--- START OF Available data ---

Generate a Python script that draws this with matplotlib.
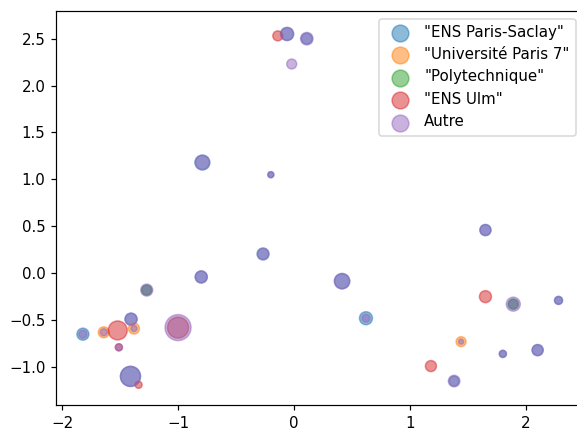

--- END OF Available data ---
--- START OF Available data ---

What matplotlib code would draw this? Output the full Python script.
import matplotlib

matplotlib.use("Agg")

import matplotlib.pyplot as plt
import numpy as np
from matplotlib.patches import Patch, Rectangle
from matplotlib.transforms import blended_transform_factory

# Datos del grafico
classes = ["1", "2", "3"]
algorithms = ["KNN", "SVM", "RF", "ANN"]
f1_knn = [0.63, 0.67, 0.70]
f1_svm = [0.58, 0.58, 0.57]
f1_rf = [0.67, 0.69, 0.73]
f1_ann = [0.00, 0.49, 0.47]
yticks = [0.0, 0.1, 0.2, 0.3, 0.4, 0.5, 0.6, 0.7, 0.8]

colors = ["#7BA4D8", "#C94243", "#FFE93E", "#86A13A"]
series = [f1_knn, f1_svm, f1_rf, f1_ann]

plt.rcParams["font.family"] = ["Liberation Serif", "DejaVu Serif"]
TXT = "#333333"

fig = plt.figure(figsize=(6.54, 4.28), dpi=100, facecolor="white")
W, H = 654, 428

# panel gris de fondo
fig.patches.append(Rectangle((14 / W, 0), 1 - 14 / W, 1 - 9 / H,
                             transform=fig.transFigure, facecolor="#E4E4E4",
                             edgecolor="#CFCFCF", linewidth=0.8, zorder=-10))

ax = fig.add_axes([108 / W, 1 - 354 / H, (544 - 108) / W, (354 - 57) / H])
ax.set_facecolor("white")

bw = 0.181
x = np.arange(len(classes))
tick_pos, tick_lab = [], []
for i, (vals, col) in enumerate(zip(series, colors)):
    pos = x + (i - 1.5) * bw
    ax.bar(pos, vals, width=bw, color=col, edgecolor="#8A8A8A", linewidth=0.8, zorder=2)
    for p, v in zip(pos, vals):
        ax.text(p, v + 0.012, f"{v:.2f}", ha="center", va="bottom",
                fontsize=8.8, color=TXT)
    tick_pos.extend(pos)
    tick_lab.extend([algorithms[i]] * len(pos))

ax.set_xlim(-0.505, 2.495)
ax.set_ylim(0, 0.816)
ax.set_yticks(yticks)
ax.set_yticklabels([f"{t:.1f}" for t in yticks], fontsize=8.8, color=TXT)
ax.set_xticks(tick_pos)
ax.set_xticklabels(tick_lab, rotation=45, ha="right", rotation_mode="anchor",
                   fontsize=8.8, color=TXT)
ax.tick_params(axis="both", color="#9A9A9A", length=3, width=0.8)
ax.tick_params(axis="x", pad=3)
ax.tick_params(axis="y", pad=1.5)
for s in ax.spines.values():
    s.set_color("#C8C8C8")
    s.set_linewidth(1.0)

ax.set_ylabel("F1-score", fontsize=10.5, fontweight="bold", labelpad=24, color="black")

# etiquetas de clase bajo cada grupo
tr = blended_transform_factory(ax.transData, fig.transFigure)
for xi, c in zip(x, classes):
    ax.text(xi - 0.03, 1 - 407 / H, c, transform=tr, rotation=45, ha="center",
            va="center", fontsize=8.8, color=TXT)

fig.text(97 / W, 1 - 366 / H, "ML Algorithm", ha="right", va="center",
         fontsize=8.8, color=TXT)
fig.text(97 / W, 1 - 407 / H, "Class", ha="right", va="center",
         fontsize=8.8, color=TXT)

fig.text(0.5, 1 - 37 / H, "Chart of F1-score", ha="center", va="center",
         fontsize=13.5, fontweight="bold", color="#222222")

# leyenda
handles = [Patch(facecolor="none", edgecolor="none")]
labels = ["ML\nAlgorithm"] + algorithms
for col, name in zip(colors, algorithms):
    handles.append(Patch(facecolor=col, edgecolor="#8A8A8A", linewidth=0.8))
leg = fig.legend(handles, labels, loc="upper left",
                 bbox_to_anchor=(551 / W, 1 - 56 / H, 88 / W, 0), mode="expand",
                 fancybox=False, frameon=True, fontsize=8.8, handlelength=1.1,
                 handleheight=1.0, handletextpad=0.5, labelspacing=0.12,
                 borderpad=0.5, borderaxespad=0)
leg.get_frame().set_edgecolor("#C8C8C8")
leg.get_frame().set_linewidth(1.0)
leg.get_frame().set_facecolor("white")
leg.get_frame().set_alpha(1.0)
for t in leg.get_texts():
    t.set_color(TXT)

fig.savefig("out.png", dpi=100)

--- END OF Available data ---

From the line with "What matplotlib code" through the line with "from matplotlib.transforms import", set down every line exactly and nothing besides.

**Correct answer:**
What matplotlib code would draw this? Output the full Python script.
import matplotlib

matplotlib.use("Agg")

import matplotlib.pyplot as plt
import numpy as np
from matplotlib.patches import Patch, Rectangle
from matplotlib.transforms import blended_transform_factory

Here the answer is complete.